Hmmm.. Salman, sekalipun bukan saudara kandung, melainkan dipersaudarakan oleh Nabi, persaudaraan yang jauh lebih erat dari persaudaraan apapun, dengan senang hati merelakan apa yang dicintainya untuk saudaranya. Di satu sisi memang punya hak apa Salman melarang Abu Darda` untuk lantas meminang wanita tersebut. Tapi di luar hal tersebut, Salman punya kerelaan hati, yang saya yakin tidak akan pernah dimiliki oleh Salman kalo dia tidak mencintai karena Allah.

Bila Kamu dihadapkan oleh situasi yang serupa, apakah Kamu akan mempertahankan egomu untuk mencintai sang wanita meskipun cinta itu tidak akan pernah terbalas, yang mungkin akan berujung pada keretakan persaudaraanmu? Bisa saja kan endingnya, saudaramu mengalah dan kalian pulang dengan tangan hampa. Kamu tau saudaramu juga pasti ga enak hati dong, apalagi liat respon kamu kayak gitu. Tapi, terlepas dari saudaramu itu suka atau tidak sama wanita tadi, terlepas dari saudaramu akan melamar atau tidak wanita tadi, mampukah Kamu merelakan rasa cintamu untuk kemudian diberikan kepada saudaramu? That's the question. :)
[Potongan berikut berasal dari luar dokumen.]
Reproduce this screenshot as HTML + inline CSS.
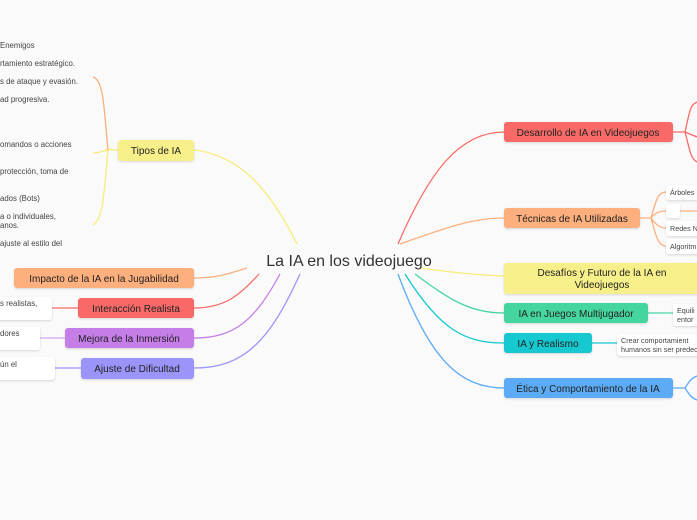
<!DOCTYPE html>
<html><head><meta charset="utf-8"><style>
html,body{margin:0;padding:0;background:#fafafa;}
svg{display:block;font-family:"Liberation Sans","DejaVu Sans",sans-serif;}
</style></head><body>
<svg width="697" height="520" viewBox="0 0 697 520" xmlns="http://www.w3.org/2000/svg">
<rect width="697" height="520" fill="#fafafa"/>
<defs><filter id="sh" x="-10%" y="-20%" width="120%" height="160%"><feDropShadow dx="0" dy="1" stdDeviation="1" flood-color="#000" flood-opacity="0.15"/></filter></defs>
<g fill="none" stroke-width="1.3">
<path d="M297 244 C270 190 240 155 194 150" stroke="#f7ec7c"/>
<path d="M247 268 C225 275 215 278 194 278" stroke="#fdb07d"/>
<path d="M259 274 C240 295 225 308 194 308" stroke="#f86b67"/>
<path d="M280 274 C255 320 235 338 194 338" stroke="#c57de8"/>
<path d="M300 274 C270 340 245 368 194 368" stroke="#9b95fa"/>
<path d="M118 150 C108 150 105 148 106 150" stroke="#f7ec7c"/>
<path d="M108 150 C104 110 104 80 93 77" stroke="#fdb07d"/>
<path d="M108 150 C104 190 104 218 93 225" stroke="#f7ec7c"/>
<path d="M108 150 C100 152 98 153 93 153" stroke="#f7ec7c"/>
<path d="M78 308 L52 308" stroke="#f86b67"/>
<path d="M65 338 L40 338" stroke="#d7a8f0"/>
<path d="M81 368 L55 368" stroke="#9b95fa"/>
<path d="M398 244 C430 170 460 132 504 132" stroke="#f86b67"/>
<path d="M400 244 C440 230 470 218 504 218" stroke="#fdb07d"/>
<path d="M420 268 C450 272 475 275 504 276" stroke="#f7ec7c"/>
<path d="M415 274 C450 300 470 313 504 313" stroke="#45d6a0"/>
<path d="M405 274 C440 330 465 343 504 343" stroke="#14c9d0"/>
<path d="M398 274 C430 360 460 388 504 388" stroke="#5cabf6"/>
<path d="M673 132 L685 132 M685 132 C690 110 690 105 697 102 M685 132 C690 150 690 158 697 162 M685 132 L697 137" stroke="#f86b67"/>
<path d="M640 218 L651 218 C656 200 658 192 666 192 M651 218 C656 212 660 211 666 211 M651 218 C656 225 660 228 666 228 M651 218 C656 236 658 246 666 246 M680 211 L697 211" stroke="#fdb07d"/>
<path d="M648 313 L673 313" stroke="#45d6a0"/>
<path d="M592 343 L617 343" stroke="#14c9d0"/>
<path d="M673 388 L685 388 C690 380 692 378 697 376 M685 388 C690 396 692 398 697 400" stroke="#5cabf6"/>
</g>
<text x="349" y="266" font-size="16" fill="#333" text-anchor="middle">La IA en los videojuego</text>
<g font-size="7.8" fill="#444">
<text x="0" y="48">Enemigos</text>
<text x="0" y="66">rtamiento estratégico.</text>
<text x="0" y="84">s de ataque y evasión.</text>
<text x="0" y="102">ad progresiva.</text>
<text x="0" y="147">omandos o acciones</text>
<text x="0" y="174">protección, toma de</text>
<text x="0" y="201">ados (Bots)</text>
<text x="0" y="219">a o individuales,</text>
<text x="0" y="228">anos.</text>
<text x="0" y="246">ajuste al estilo del</text>
</g>
<g filter="url(#sh)" fill="#fff">
<rect x="-5" y="297" width="57" height="23" rx="3"/>
<rect x="-5" y="327" width="45" height="23" rx="3"/>
<rect x="-5" y="357" width="60" height="23" rx="3"/>
</g>
<g font-size="7.8" fill="#444">
<text x="0" y="306">s realistas,</text>
<text x="0" y="336">dores</text>
<text x="0" y="367">ún el</text>
</g>
<g filter="url(#sh)">
<rect x="118" y="140" width="76" height="21" rx="3" fill="#f7f08a"/>
<rect x="14" y="268" width="180" height="20" rx="3" fill="#fdb07d"/>
<rect x="78" y="298" width="116" height="20" rx="3" fill="#f86b67"/>
<rect x="65" y="328" width="129" height="20" rx="3" fill="#c57de8"/>
<rect x="81" y="358" width="113" height="21" rx="3" fill="#9b95fa"/>
</g>
<g font-size="10" fill="#222" text-anchor="middle">
<text x="156" y="154">Tipos de IA</text>
<text x="104" y="282">Impacto de la IA en la Jugabilidad</text>
<text x="136" y="312">Interacción Realista</text>
<text x="129" y="342">Mejora de la Inmersión</text>
<text x="137" y="372">Ajuste de Dificultad</text>
</g>
<g filter="url(#sh)">
<rect x="504" y="122" width="169" height="20" rx="3" fill="#f86b67"/>
<rect x="504" y="208" width="136" height="20" rx="3" fill="#fdb07d"/>
<rect x="504" y="263" width="200" height="31" rx="3" fill="#f7f08a"/>
<rect x="504" y="303" width="144" height="20" rx="3" fill="#45d6a0"/>
<rect x="504" y="333" width="88" height="20" rx="3" fill="#14c9d0"/>
<rect x="504" y="378" width="169" height="20" rx="3" fill="#5cabf6"/>
<rect x="666" y="185" width="40" height="15" rx="3" fill="#fff"/>
<rect x="666" y="204" width="14" height="14" rx="3" fill="#fff"/>
<rect x="666" y="221" width="40" height="15" rx="3" fill="#fff"/>
<rect x="666" y="239" width="40" height="15" rx="3" fill="#fff"/>
<rect x="673" y="304" width="40" height="22" rx="3" fill="#fff"/>
<rect x="617" y="334" width="90" height="22" rx="3" fill="#fff"/>
</g>
<g font-size="10" fill="#222" text-anchor="middle">
<text x="588" y="136">Desarrollo de IA en Videojuegos</text>
<text x="572" y="222">Técnicas de IA Utilizadas</text>
<text x="602" y="276">Desafíos y Futuro de la IA en</text>
<text x="602" y="288">Videojuegos</text>
<text x="576" y="317">IA en Juegos Multijugador</text>
<text x="548" y="347">IA y Realismo</text>
<text x="588" y="392">Ética y Comportamiento de la IA</text>
</g>
<g font-size="7.2" fill="#444">
<text x="670" y="195">Árboles</text>
<text x="670" y="231">Redes N</text>
<text x="670" y="249">Algoritm</text>
<text x="677" y="313">Equili</text>
<text x="677" y="322">entor</text>
<text x="621" y="343">Crear comportamient</text>
<text x="621" y="352">humanos sin ser predec</text>
</g>
</svg>
</body></html>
Tambahan. Sekedar motivasi. Allah memberi jaminan perlindungan kepada 7 golongan orang di akhirat nanti. Salahsatunya adalah dua orang yang mencintai karena Allah, bertemu karena Allah dan berpisah karena Allah. Kalo Kamu mencintai seseorang, pastikan cintamu karena Allah. Bagaimana caranya mencintai karena Allah? Yaa, saya kira jawaban yang baru saja saya temukan, yang paling tepat hingga saat ini buat saya adalah, "bukan 'karena cinta'-nya, tapi 'karena Allah'-nya. Mampukah faktor 'karena Allah' itu tetap ada ketika cinta dan orang yang dicintai kandas?"